Quote, with no changes, the lines that run from the top of the material to the line with "(1, 2.2)), zorder=1)", both included.

Plotting code records

——

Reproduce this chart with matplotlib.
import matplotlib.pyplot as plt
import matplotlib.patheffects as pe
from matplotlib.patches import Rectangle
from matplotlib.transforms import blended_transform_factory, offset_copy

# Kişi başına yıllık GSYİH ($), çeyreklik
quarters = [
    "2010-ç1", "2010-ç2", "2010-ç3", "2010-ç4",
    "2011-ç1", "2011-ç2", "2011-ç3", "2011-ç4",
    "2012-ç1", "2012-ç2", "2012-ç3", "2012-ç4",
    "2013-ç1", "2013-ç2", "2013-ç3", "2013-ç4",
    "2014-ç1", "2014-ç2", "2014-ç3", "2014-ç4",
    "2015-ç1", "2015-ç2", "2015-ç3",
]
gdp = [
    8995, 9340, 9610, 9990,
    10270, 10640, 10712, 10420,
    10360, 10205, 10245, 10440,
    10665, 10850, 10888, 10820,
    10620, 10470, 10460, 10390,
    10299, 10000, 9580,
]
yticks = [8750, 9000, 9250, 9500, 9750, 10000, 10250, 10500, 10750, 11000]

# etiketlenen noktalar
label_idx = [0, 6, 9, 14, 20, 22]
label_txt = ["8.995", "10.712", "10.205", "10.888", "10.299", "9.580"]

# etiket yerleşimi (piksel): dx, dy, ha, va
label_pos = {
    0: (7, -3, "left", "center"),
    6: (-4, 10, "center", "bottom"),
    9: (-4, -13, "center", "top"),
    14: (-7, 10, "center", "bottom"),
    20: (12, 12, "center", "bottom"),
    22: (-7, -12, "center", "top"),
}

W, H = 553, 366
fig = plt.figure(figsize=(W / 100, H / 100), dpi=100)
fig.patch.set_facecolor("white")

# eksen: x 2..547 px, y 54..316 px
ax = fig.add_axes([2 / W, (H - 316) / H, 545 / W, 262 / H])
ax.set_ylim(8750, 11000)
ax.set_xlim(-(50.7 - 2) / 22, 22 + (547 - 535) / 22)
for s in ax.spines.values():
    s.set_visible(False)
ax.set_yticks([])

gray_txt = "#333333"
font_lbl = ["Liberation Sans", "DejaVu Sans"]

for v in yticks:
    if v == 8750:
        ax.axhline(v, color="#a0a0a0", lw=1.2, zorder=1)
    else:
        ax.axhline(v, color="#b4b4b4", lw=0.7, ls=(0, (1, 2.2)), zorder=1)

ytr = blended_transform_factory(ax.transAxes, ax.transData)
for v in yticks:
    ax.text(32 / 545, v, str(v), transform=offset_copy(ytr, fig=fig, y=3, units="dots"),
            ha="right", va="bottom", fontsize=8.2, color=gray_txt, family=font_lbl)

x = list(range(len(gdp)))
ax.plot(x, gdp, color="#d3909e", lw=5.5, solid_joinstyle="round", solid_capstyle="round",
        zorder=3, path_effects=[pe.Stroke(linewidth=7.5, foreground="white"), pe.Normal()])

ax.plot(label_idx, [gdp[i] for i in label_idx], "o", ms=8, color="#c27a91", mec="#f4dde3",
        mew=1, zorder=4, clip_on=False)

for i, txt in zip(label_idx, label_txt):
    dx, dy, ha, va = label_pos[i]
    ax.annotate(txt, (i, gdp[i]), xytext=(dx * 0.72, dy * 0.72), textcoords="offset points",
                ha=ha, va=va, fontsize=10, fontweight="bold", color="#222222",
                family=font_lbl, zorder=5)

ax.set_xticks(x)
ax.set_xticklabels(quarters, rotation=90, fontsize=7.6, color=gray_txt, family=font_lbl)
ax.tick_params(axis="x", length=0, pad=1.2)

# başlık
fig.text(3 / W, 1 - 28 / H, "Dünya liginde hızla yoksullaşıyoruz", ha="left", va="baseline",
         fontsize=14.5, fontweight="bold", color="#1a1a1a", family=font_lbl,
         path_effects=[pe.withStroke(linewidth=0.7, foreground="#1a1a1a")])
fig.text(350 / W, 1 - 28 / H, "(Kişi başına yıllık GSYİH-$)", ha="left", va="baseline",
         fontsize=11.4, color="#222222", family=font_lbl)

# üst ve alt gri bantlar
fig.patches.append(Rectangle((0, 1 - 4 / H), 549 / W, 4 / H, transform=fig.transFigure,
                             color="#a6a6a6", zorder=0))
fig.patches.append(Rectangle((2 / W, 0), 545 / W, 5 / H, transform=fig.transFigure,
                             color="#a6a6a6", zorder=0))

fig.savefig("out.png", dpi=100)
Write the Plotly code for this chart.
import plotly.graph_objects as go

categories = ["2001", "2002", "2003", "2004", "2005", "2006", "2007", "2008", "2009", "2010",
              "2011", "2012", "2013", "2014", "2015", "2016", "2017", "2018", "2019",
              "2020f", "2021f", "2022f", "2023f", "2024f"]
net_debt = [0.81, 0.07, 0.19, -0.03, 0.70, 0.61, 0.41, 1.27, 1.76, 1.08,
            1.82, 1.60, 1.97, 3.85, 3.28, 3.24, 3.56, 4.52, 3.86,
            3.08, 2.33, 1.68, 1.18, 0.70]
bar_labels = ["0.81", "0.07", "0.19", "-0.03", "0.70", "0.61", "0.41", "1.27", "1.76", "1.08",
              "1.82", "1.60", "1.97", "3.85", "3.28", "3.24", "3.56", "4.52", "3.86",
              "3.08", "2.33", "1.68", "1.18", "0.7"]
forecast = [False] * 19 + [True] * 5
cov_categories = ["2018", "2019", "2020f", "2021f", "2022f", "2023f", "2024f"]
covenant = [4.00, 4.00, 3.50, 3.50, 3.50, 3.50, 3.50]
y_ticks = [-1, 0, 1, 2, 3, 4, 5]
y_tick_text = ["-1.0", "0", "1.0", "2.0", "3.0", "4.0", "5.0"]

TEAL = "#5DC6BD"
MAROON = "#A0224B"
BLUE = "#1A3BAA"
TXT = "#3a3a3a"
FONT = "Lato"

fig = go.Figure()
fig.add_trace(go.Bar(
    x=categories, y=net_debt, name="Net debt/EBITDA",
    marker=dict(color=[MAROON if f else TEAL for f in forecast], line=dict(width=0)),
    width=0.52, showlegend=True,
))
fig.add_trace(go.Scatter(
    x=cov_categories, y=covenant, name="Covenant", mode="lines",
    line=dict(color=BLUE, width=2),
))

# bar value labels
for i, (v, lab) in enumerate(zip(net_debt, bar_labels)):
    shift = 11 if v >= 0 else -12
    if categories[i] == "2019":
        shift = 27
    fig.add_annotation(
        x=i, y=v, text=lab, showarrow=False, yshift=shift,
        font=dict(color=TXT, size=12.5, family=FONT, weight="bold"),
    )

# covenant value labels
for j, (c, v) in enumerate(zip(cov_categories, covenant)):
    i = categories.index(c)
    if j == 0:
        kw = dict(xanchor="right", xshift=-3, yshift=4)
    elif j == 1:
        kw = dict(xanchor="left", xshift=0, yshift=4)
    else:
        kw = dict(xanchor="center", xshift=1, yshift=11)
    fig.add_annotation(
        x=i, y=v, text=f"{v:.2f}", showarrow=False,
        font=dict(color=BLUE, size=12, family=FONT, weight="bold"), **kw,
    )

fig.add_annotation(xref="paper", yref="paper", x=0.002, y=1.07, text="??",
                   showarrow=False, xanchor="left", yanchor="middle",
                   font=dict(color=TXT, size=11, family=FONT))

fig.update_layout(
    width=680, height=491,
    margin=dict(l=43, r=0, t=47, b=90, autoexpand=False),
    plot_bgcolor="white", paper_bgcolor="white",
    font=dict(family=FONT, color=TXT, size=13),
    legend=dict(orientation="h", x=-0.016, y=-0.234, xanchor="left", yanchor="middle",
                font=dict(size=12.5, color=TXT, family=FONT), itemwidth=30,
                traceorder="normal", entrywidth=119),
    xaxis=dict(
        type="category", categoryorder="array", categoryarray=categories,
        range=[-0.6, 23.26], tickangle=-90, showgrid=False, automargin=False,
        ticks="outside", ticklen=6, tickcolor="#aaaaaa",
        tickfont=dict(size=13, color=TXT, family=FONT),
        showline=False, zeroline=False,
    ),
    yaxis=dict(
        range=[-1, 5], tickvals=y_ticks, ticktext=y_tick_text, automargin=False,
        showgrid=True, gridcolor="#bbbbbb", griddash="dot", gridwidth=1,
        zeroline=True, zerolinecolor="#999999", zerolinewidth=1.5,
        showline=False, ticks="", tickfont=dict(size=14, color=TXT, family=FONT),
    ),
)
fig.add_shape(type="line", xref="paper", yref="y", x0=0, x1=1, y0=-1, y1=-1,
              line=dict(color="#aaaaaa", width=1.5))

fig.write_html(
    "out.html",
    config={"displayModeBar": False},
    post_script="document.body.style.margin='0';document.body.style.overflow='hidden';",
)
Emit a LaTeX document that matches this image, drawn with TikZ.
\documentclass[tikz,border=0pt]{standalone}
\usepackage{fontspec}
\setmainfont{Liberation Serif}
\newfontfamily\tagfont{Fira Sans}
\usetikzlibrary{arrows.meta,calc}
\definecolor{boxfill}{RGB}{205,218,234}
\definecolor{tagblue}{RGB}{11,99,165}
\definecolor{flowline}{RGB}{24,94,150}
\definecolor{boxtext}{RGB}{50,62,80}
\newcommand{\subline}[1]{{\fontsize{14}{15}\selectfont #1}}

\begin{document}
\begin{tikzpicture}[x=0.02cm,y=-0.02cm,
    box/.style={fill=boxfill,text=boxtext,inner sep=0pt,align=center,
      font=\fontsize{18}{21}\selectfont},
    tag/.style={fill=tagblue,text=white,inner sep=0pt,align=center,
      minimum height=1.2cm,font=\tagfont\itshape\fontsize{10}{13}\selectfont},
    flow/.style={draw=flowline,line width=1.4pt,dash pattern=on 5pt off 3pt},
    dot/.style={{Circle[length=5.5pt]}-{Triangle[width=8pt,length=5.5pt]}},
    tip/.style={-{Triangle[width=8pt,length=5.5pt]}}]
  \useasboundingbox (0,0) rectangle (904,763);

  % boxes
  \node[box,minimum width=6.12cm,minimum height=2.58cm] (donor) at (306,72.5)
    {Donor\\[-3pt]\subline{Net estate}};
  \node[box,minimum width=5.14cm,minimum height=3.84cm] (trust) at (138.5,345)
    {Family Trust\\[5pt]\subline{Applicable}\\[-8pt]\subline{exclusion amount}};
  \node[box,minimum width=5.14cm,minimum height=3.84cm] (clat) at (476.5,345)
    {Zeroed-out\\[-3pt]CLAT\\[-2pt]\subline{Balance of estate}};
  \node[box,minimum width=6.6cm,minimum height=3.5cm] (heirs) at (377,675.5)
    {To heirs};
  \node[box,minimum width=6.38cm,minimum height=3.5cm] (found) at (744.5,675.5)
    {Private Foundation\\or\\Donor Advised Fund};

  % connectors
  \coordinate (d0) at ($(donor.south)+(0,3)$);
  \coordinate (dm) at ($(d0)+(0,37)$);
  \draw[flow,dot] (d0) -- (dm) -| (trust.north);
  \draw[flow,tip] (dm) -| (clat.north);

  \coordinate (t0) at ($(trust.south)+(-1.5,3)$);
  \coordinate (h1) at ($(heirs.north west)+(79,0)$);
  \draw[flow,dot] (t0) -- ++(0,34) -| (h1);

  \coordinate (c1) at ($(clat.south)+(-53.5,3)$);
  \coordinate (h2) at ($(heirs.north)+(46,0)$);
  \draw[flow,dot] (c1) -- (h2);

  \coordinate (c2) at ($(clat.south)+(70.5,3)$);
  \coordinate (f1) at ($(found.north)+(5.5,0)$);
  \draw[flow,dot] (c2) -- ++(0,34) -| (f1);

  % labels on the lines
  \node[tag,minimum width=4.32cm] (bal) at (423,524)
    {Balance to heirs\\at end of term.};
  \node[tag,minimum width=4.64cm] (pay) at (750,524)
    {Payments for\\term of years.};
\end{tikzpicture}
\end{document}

——

RESULT:
Reproduce this chart with matplotlib.
import matplotlib.pyplot as plt
import matplotlib.patheffects as pe
from matplotlib.patches import Rectangle
from matplotlib.transforms import blended_transform_factory, offset_copy

# Kişi başına yıllık GSYİH ($), çeyreklik
quarters = [
    "2010-ç1", "2010-ç2", "2010-ç3", "2010-ç4",
    "2011-ç1", "2011-ç2", "2011-ç3", "2011-ç4",
    "2012-ç1", "2012-ç2", "2012-ç3", "2012-ç4",
    "2013-ç1", "2013-ç2", "2013-ç3", "2013-ç4",
    "2014-ç1", "2014-ç2", "2014-ç3", "2014-ç4",
    "2015-ç1", "2015-ç2", "2015-ç3",
]
gdp = [
    8995, 9340, 9610, 9990,
    10270, 10640, 10712, 10420,
    10360, 10205, 10245, 10440,
    10665, 10850, 10888, 10820,
    10620, 10470, 10460, 10390,
    10299, 10000, 9580,
]
yticks = [8750, 9000, 9250, 9500, 9750, 10000, 10250, 10500, 10750, 11000]

# etiketlenen noktalar
label_idx = [0, 6, 9, 14, 20, 22]
label_txt = ["8.995", "10.712", "10.205", "10.888", "10.299", "9.580"]

# etiket yerleşimi (piksel): dx, dy, ha, va
label_pos = {
    0: (7, -3, "left", "center"),
    6: (-4, 10, "center", "bottom"),
    9: (-4, -13, "center", "top"),
    14: (-7, 10, "center", "bottom"),
    20: (12, 12, "center", "bottom"),
    22: (-7, -12, "center", "top"),
}

W, H = 553, 366
fig = plt.figure(figsize=(W / 100, H / 100), dpi=100)
fig.patch.set_facecolor("white")

# eksen: x 2..547 px, y 54..316 px
ax = fig.add_axes([2 / W, (H - 316) / H, 545 / W, 262 / H])
ax.set_ylim(8750, 11000)
ax.set_xlim(-(50.7 - 2) / 22, 22 + (547 - 535) / 22)
for s in ax.spines.values():
    s.set_visible(False)
ax.set_yticks([])

gray_txt = "#333333"
font_lbl = ["Liberation Sans", "DejaVu Sans"]

for v in yticks:
    if v == 8750:
        ax.axhline(v, color="#a0a0a0", lw=1.2, zorder=1)
    else:
        ax.axhline(v, color="#b4b4b4", lw=0.7, ls=(0, (1, 2.2)), zorder=1)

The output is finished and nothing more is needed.